Start from the use case, not the leaderboard

The biggest mistake in model selection is starting with the model. Benchmarks and leaderboards measure general capability, which is rarely what decides whether your specific workflow succeeds. Begin instead by writing down the job: what the model has to do, what good output looks like, how fast it has to respond, and what it costs you when it is wrong. A model that tops a public benchmark can still be the wrong choice for a task where latency, cost per call, or a specific failure mode matters more than raw capability. Define the job precisely enough that you can test candidates against it, because everything after this step is comparison and you cannot compare without a target.

Step 1: write a concrete evaluation set

Collect 20 to 50 real examples from the actual workflow, with the answers you would accept. This is your evaluation set, and it is worth more than any vendor benchmark because it reflects your data and your standards. Include the hard cases and the edge cases that would embarrass you in production. You will run every candidate model against this set, so spend the time to make it representative. If you cannot assemble even 20 real examples, you do not understand the use case well enough to pick a model for it yet.

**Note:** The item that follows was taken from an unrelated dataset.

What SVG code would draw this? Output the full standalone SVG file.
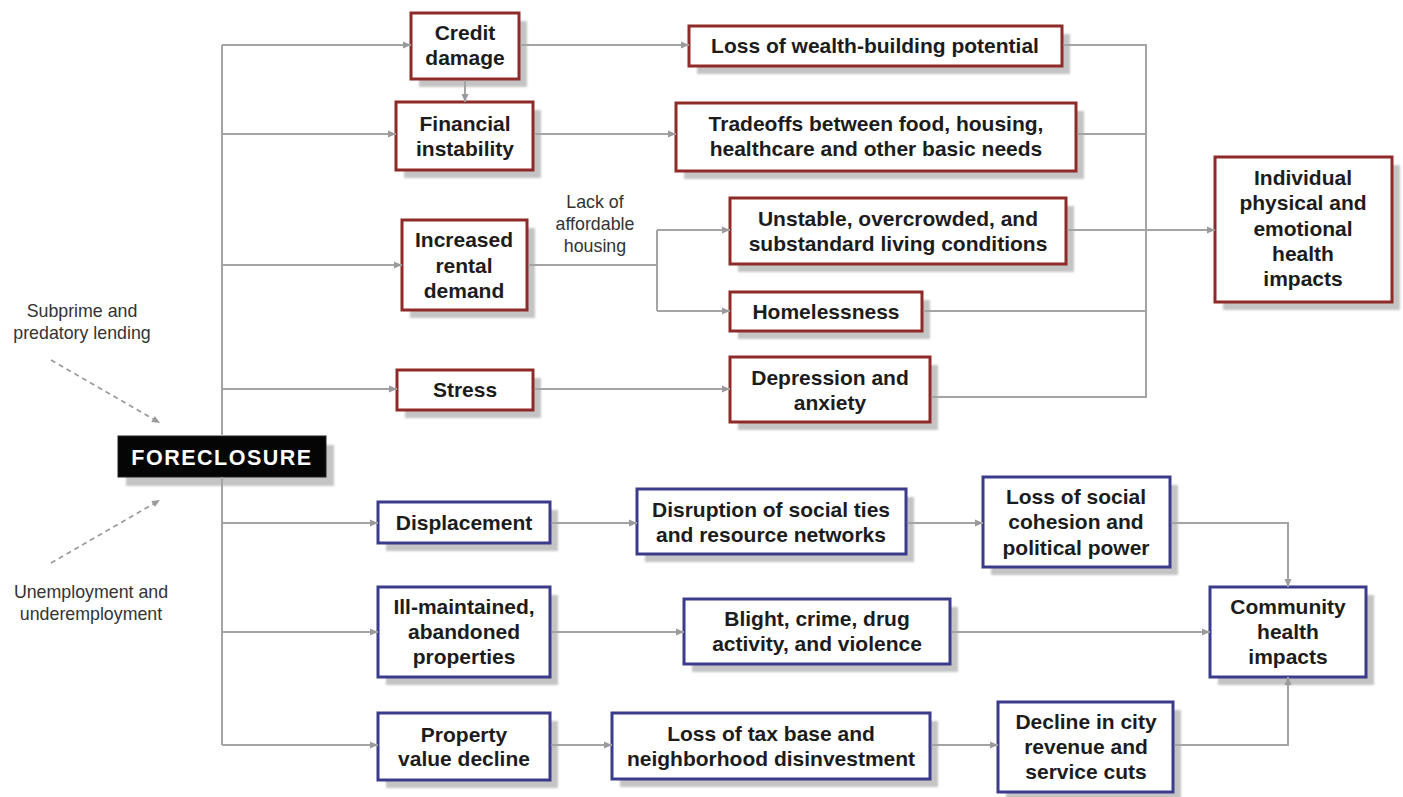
<svg xmlns="http://www.w3.org/2000/svg" width="1403" height="797" viewBox="0 0 1403 797">
<defs>
<marker id="arr" markerUnits="userSpaceOnUse" markerWidth="10" markerHeight="10" refX="9" refY="5" orient="auto">
<path d="M1,1.5 L9,5 L1,8.5 Z" fill="#9a9a9a"/>
</marker>
<filter id="blur" x="-10%" y="-10%" width="120%" height="120%"><feGaussianBlur stdDeviation="0.8"/></filter>
</defs>
<style>
.sh{fill:#c4c4c4;filter:url(#blur)}
.r{fill:#fff;stroke:#8e2a27;stroke-width:3}
.b{fill:#fff;stroke:#3b3b8c;stroke-width:3}
.t{font-family:"Liberation Sans",Arial,sans-serif;font-weight:bold;font-size:21px;fill:#1c1c1c;text-anchor:middle}
.s{font-family:"Liberation Sans",Arial,sans-serif;font-size:17.8px;fill:#333;text-anchor:middle}
.c{fill:none;stroke:#a4a4a4;stroke-width:2}
.d{fill:none;stroke:#9a9a9a;stroke-width:1.6;stroke-dasharray:5,4}
</style>
<rect width="1403" height="797" fill="#fff"/>

<g id="label-subprime"><text class="s" x="82" y="317">Subprime and</text><text class="s" x="82" y="339">predatory lending</text></g>
<g id="label-unemployment"><text class="s" x="91" y="598">Unemployment and</text><text class="s" x="91" y="620">underemployment</text></g>
<g id="label-lack"><text class="s" x="595" y="208">Lack of</text><text class="s" x="595" y="230">affordable</text><text class="s" x="595" y="252">housing</text></g>

<g id="foreclosure">
<rect class="sh" x="126" y="445" width="208" height="41"/>
<rect x="118" y="436" width="208" height="41" fill="#050505" stroke="#222" stroke-width="1"/>
<text x="222" y="465" font-family="Liberation Sans,Arial,sans-serif" font-weight="bold" font-size="21.5px" fill="#fff" text-anchor="middle" letter-spacing="1.5">FORECLOSURE</text>
</g>

<g id="credit-damage">
<rect class="sh" x="419" y="21" width="108" height="66"/>
<rect class="r" x="411" y="13" width="108" height="66"/>
<text class="t" x="465" y="40">Credit</text><text class="t" x="465" y="65">damage</text>
</g>
<g id="financial-instability">
<rect class="sh" x="404" y="110" width="137" height="68"/>
<rect class="r" x="396" y="102" width="137" height="68"/>
<text class="t" x="465" y="131">Financial</text><text class="t" x="465" y="156">instability</text>
</g>
<g id="loss-wealth">
<rect class="sh" x="697" y="34" width="373" height="40"/>
<rect class="r" x="689" y="26" width="373" height="40"/>
<text class="t" x="875" y="53">Loss of wealth-building potential</text>
</g>
<g id="tradeoffs">
<rect class="sh" x="684" y="111" width="400" height="68"/>
<rect class="r" x="676" y="103" width="400" height="68"/>
<text class="t" x="876" y="131">Tradeoffs between food, housing,</text><text class="t" x="876" y="156">healthcare and other basic needs</text>
</g>
<g id="increased-rental">
<rect class="sh" x="410" y="228" width="125" height="90"/>
<rect class="r" x="402" y="220" width="125" height="90"/>
<text class="t" x="464" y="247">Increased</text><text class="t" x="464" y="273">rental</text><text class="t" x="464" y="298">demand</text>
</g>
<g id="unstable">
<rect class="sh" x="738" y="206" width="336" height="66"/>
<rect class="r" x="730" y="198" width="336" height="66"/>
<text class="t" x="898" y="226">Unstable, overcrowded, and</text><text class="t" x="898" y="251">substandard living conditions</text>
</g>
<g id="homelessness">
<rect class="sh" x="738" y="300" width="192" height="39"/>
<rect class="r" x="730" y="292" width="192" height="39"/>
<text class="t" x="826" y="319">Homelessness</text>
</g>
<g id="stress">
<rect class="sh" x="405" y="378" width="136" height="40"/>
<rect class="r" x="397" y="370" width="136" height="40"/>
<text class="t" x="465" y="397">Stress</text>
</g>
<g id="depression">
<rect class="sh" x="738" y="365" width="200" height="65"/>
<rect class="r" x="730" y="357" width="200" height="65"/>
<text class="t" x="830" y="385">Depression and</text><text class="t" x="830" y="410">anxiety</text>
</g>
<g id="individual">
<rect class="sh" x="1223" y="165" width="177" height="145"/>
<rect class="r" x="1215" y="157" width="177" height="145"/>
<text class="t" x="1303" y="185">Individual</text><text class="t" x="1303" y="210">physical and</text><text class="t" x="1303" y="236">emotional</text><text class="t" x="1303" y="261">health</text><text class="t" x="1303" y="286">impacts</text>
</g>

<g id="displacement">
<rect class="sh" x="386" y="510" width="172" height="41"/>
<rect class="b" x="378" y="502" width="172" height="41"/>
<text class="t" x="464" y="530">Displacement</text>
</g>
<g id="disruption">
<rect class="sh" x="645" y="497" width="269" height="65"/>
<rect class="b" x="637" y="489" width="269" height="65"/>
<text class="t" x="771" y="517">Disruption of social ties</text><text class="t" x="771" y="542">and resource networks</text>
</g>
<g id="loss-social">
<rect class="sh" x="991" y="485" width="187" height="90"/>
<rect class="b" x="983" y="477" width="187" height="90"/>
<text class="t" x="1076" y="504">Loss of social</text><text class="t" x="1076" y="529">cohesion and</text><text class="t" x="1076" y="555">political power</text>
</g>
<g id="ill-maintained">
<rect class="sh" x="386" y="595" width="172" height="90"/>
<rect class="b" x="378" y="587" width="172" height="90"/>
<text class="t" x="464" y="614">Ill-maintained,</text><text class="t" x="464" y="639">abandoned</text><text class="t" x="464" y="664">properties</text>
</g>
<g id="blight">
<rect class="sh" x="692" y="607" width="266" height="65"/>
<rect class="b" x="684" y="599" width="266" height="65"/>
<text class="t" x="817" y="626">Blight, crime, drug</text><text class="t" x="817" y="651">activity, and violence</text>
</g>
<g id="community">
<rect class="sh" x="1218" y="595" width="156" height="90"/>
<rect class="b" x="1210" y="587" width="156" height="90"/>
<text class="t" x="1288" y="614">Community</text><text class="t" x="1288" y="639">health</text><text class="t" x="1288" y="664">impacts</text>
</g>
<g id="property-value">
<rect class="sh" x="386" y="721" width="172" height="67"/>
<rect class="b" x="378" y="713" width="172" height="67"/>
<text class="t" x="464" y="742">Property</text><text class="t" x="464" y="766">value decline</text>
</g>
<g id="loss-tax">
<rect class="sh" x="620" y="721" width="318" height="66"/>
<rect class="b" x="612" y="713" width="318" height="66"/>
<text class="t" x="771" y="741">Loss of tax base and</text><text class="t" x="771" y="766">neighborhood disinvestment</text>
</g>
<g id="decline-city">
<rect class="sh" x="1006" y="710" width="175" height="90"/>
<rect class="b" x="998" y="702" width="175" height="90"/>
<text class="t" x="1086" y="729">Decline in city</text><text class="t" x="1086" y="754">revenue and</text><text class="t" x="1086" y="779">service cuts</text>
</g>

<g id="connectors">
<path class="c" d="M222,45 V436"/>
<path class="c" d="M222,477 V745"/>
<path class="c" d="M222,45 H411" marker-end="url(#arr)"/>
<path class="c" d="M222,134 H396" marker-end="url(#arr)"/>
<path class="c" d="M222,265 H402" marker-end="url(#arr)"/>
<path class="c" d="M222,389 H397" marker-end="url(#arr)"/>
<path class="c" d="M222,523 H378" marker-end="url(#arr)"/>
<path class="c" d="M222,632 H378" marker-end="url(#arr)"/>
<path class="c" d="M222,745 H378" marker-end="url(#arr)"/>
<path class="c" d="M465,80.5 V102" marker-end="url(#arr)"/>
<path class="c" d="M520.5,45 H689" marker-end="url(#arr)"/>
<path class="c" d="M534.5,134 H676" marker-end="url(#arr)"/>
<path class="c" d="M528.5,265 H657"/>
<path class="c" d="M657,230 V311"/>
<path class="c" d="M657,230 H730" marker-end="url(#arr)"/>
<path class="c" d="M657,311 H730" marker-end="url(#arr)"/>
<path class="c" d="M534.5,389 H730" marker-end="url(#arr)"/>
<path class="c" d="M1063.5,45 H1146 V397 H931.5"/>
<path class="c" d="M1077.5,134 H1146"/>
<path class="c" d="M923.5,311 H1146"/>
<path class="c" d="M1067.5,230 H1215" marker-end="url(#arr)"/>
<path class="c" d="M551.5,523 H637" marker-end="url(#arr)"/>
<path class="c" d="M907.5,523 H983" marker-end="url(#arr)"/>
<path class="c" d="M1171.5,523 H1288 V587" marker-end="url(#arr)"/>
<path class="c" d="M551.5,632 H684" marker-end="url(#arr)"/>
<path class="c" d="M951.5,632 H1210" marker-end="url(#arr)"/>
<path class="c" d="M551.5,745 H612" marker-end="url(#arr)"/>
<path class="c" d="M931.5,745 H998" marker-end="url(#arr)"/>
<path class="c" d="M1174.5,745 H1288 V677" marker-end="url(#arr)"/>
<path class="d" d="M51,360 L160,423" marker-end="url(#arr)"/>
<path class="d" d="M51,563 L160,500" marker-end="url(#arr)"/>
</g>
</svg>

Step 2: shortlist on constraints before quality

Filter candidates on the non-negotiables first: data residency and where the model can run, cost at your expected volume, response time, and whether you can keep your data out of training. These constraints eliminate more models than quality does, and they are easier to check. A model you are not allowed to use, or cannot afford at scale, is not a candidate however good it is. Only after the shortlist passes these gates do you compare output quality, so you never fall in love with a model you can never deploy.

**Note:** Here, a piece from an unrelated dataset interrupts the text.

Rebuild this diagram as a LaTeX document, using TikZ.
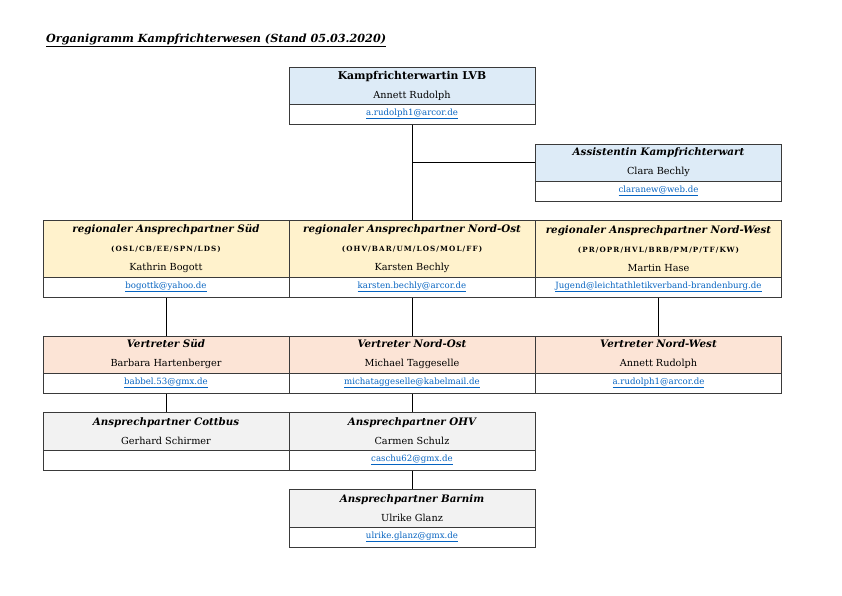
\documentclass[tikz,border=0pt]{standalone}
\usepackage{fontspec}
\setmainfont{DejaVu Serif}
\definecolor{hblue}{HTML}{DDEBF7}
\definecolor{hyel}{HTML}{FFF2CC}
\definecolor{hpeach}{HTML}{FCE4D6}
\definecolor{hgray}{HTML}{F2F2F2}
\definecolor{bord}{HTML}{3A3A3A}
\definecolor{linkc}{HTML}{0563C1}
\newcommand{\lnk}[1]{\raisebox{-1pt}{\fontsize{8.6}{10}\selectfont\textcolor{linkc}{\underline{#1}}}}
\newcommand{\hbi}[1]{{\fontsize{10.3}{19}\selectfont\bfseries\itshape #1}}
\newcommand{\hbu}[1]{{\fontsize{10.8}{19}\selectfont\bfseries #1}}
\newcommand{\nm}[1]{{\fontsize{9.7}{19}\selectfont #1}}
\newcommand{\sbl}[1]{{\fontsize{7.2}{19}\selectfont\addfontfeatures{LetterSpace=15}\bfseries #1}}
\begin{document}
\begin{tikzpicture}[x=1pt,y=-1pt,
  box/.style={draw=bord, line width=1pt, minimum width=246pt, inner sep=0pt, align=center,
     font=\fontsize{9.7}{19}\selectfont},
  hdr2/.style={box, minimum height=37pt},
  hdr3/.style={box, minimum height=57pt},
  mail/.style={box, minimum height=20pt, fill=white, font=\fontsize{8.6}{10}\selectfont},
  conn/.style={draw=black, line width=0.8pt}
]
\useasboundingbox (0,0) rectangle (842,595);
% title
\node[anchor=base west, inner sep=0pt, font=\fontsize{11.2}{13}\selectfont\bfseries\itshape] (title) at (46,42) {\underline{Organigramm Kampfrichterwesen (Stand 05.03.2020)}};
% top
\node[hdr2, fill=hblue] (top) at (412,85.5) {\hbu{Kampfrichterwartin LVB}\\\nm{Annett Rudolph}};
\node[mail] (topm) at (412,114) {\lnk{a.rudolph1@arcor.de}};
% assistant
\node[hdr2, fill=hblue] (as) at (658.5,162.5) {\hbi{Assistentin Kampfrichterwart}\\\nm{Clara Bechly}};
\node[mail] (asm) at (658.5,191) {\lnk{claranew@web.de}};
% regional
\node[hdr3, fill=hyel] (ra) at (166,248.5) {\hbi{regionaler Ansprechpartner Süd}\\\sbl{(OSL/CB/EE/SPN/LDS)}\\\nm{Kathrin Bogott}};
\node[mail] (ram) at (166,287) {\lnk{bogottk@yahoo.de}};
\node[hdr3, fill=hyel] (rb) at (412,248.5) {\hbi{regionaler Ansprechpartner Nord-Ost}\\\sbl{(OHV/BAR/UM/LOS/MOL/FF)}\\\nm{Karsten Bechly}};
\node[mail] (rbm) at (412,287) {\lnk{karsten.bechly@arcor.de}};
\node[hdr3, fill=hyel] (rc) at (658.5,248.5) {\hbi{regionaler Ansprechpartner Nord-West}\\\sbl{(PR/OPR/HVL/BRB/PM/P/TF/KW)}\\\nm{Martin Hase}};
\node[mail] (rcm) at (658.5,287) {\lnk{Jugend@leichtathletikverband-brandenburg.de}};
% vertreter
\node[hdr2, fill=hpeach] (va) at (166,354.5) {\hbi{Vertreter Süd}\\\nm{Barbara Hartenberger}};
\node[mail] (vam) at (166,383) {\lnk{babbel.53@gmx.de}};
\node[hdr2, fill=hpeach] (vb) at (412,354.5) {\hbi{Vertreter Nord-Ost}\\\nm{Michael Taggeselle}};
\node[mail] (vbm) at (412,383) {\lnk{michataggeselle@kabelmail.de}};
\node[hdr2, fill=hpeach] (vc) at (658.5,354.5) {\hbi{Vertreter Nord-West}\\\nm{Annett Rudolph}};
\node[mail] (vcm) at (658.5,383) {\lnk{a.rudolph1@arcor.de}};
% ansprechpartner
\node[hdr2, minimum height=38pt, fill=hgray] (aa) at (166,431) {\hbi{Ansprechpartner Cottbus}\\\nm{Gerhard Schirmer}};
\node[mail] (aam) at (166,460) {};
\node[hdr2, minimum height=38pt, fill=hgray] (ab) at (412,431) {\hbi{Ansprechpartner OHV}\\\nm{Carmen Schulz}};
\node[mail] (abm) at (412,460) {\lnk{caschu62@gmx.de}};
\node[hdr2, minimum height=38pt, fill=hgray] (bar) at (412,508) {\hbi{Ansprechpartner Barnim}\\\nm{Ulrike Glanz}};
\node[mail] (barm) at (412,537) {\lnk{ulrike.glanz@gmx.de}};
% connectors
\draw[conn] (topm.south) -- (rb.north);
\draw[conn] (as.west) -- (as.west -| topm.south);
\draw[conn] (ram.south) -- (va.north);
\draw[conn] (rbm.south) -- (vb.north);
\draw[conn] (rcm.south) -- (vc.north);
\draw[conn] (vam.south) -- (aa.north);
\draw[conn] (vbm.south) -- (ab.north);
\draw[conn] (abm.south) -- (bar.north);
\end{tikzpicture}
\end{document}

Step 3: test candidates against your set

Run each shortlisted model against your evaluation set and score the outputs the way your business would. Do not average away the failures; a model that is excellent on routine cases and dangerous on hard ones is often worse than a steadier one. Pay attention to how each model fails, not just how often, because a confident wrong answer is more costly than an obvious refusal. Record cost and latency from these runs too, so the final decision weighs quality, price, and speed together rather than in isolation.

Step 4: design for switching, not marriage

Whatever you choose, assume you will change it. The model layer is closer to a commodity than a durable advantage, and usage-based pricing has made every model-selection plan temporary. Architect so that swapping a model is a configuration change, not a rebuild, and keep a control point you own across whichever provider you use. The value you are protecting lives in your use case and your data, not in any one vendor relationship. Provider independence is the hedge that lets you take advantage of the next price drop or capability jump without re-platforming.

Step 5: instrument before you scale

Once a model is in production, you still need to see what it is doing. Attribute cost and value per use case so you know which deployments earn their spend, and keep an auditable record of inputs and outputs so you can explain any single decision later. Model selection is not a one-time event; it is a standing decision you revisit as prices, capabilities, and your own needs move. Teams that instrument from the first deployment can make that call on evidence. Teams that do not are guessing every time the market shifts.